> There is no way to resolve such conflicts automatically.

In some cases (such as the case above), there is.

> We would risk serious data loss.

The very worst that could eventually happen here is that the swap is
mounted unencrypted. The only possible data loss is that LUKS key slots
would be overwritten. That is, if the partition is exposed as "swap".
But that's not what I suggest.

I suggest that when there is a valid LUKS header, the partition is
always exposed as LUKS. There is no possible data loss here: if there is
no valid key, the partition cannot be used at all.

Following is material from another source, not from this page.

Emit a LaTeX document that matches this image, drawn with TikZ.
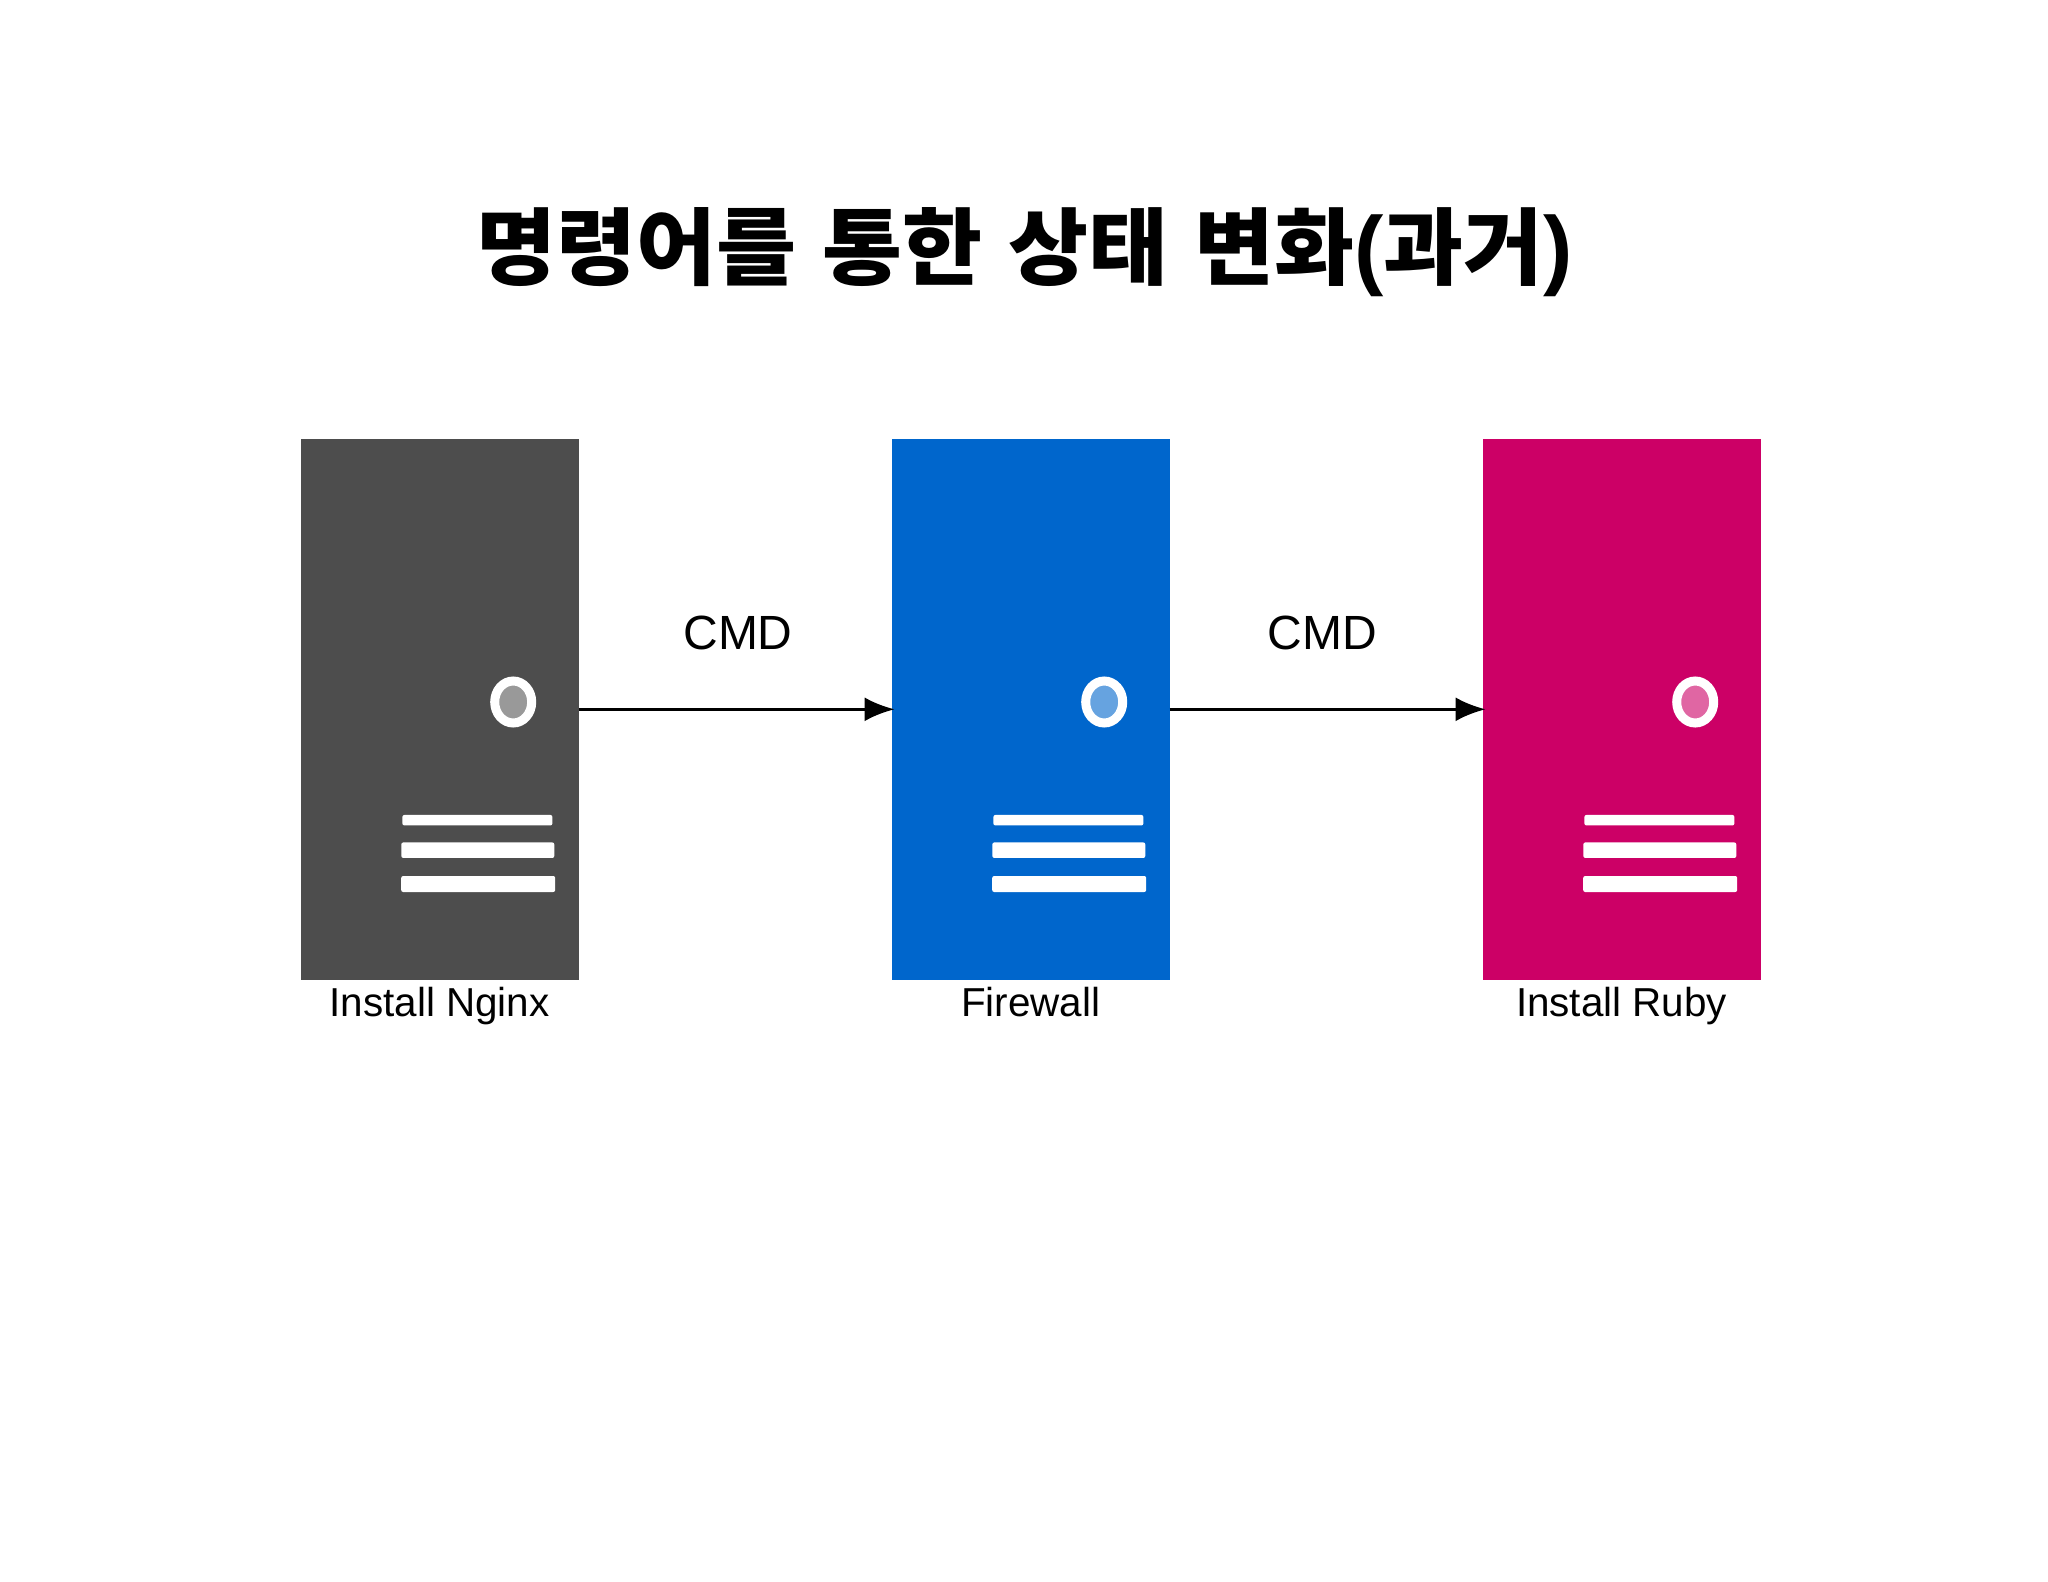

> Be happy, that the system did not recognize one of your data
partitions as swap and corrupted it.

It's not a data partition that has a swap signature, it's an actual swap
partition (but encrypted with LUKS), with type 0x83 "swap". And it
worked that way for about two years (the UUID that was exposed in
/dev/disks/by-uuid was the one of the swap header, not the LUKS header).
And nothing bad happened, until Jaunty, where I could not boot at all.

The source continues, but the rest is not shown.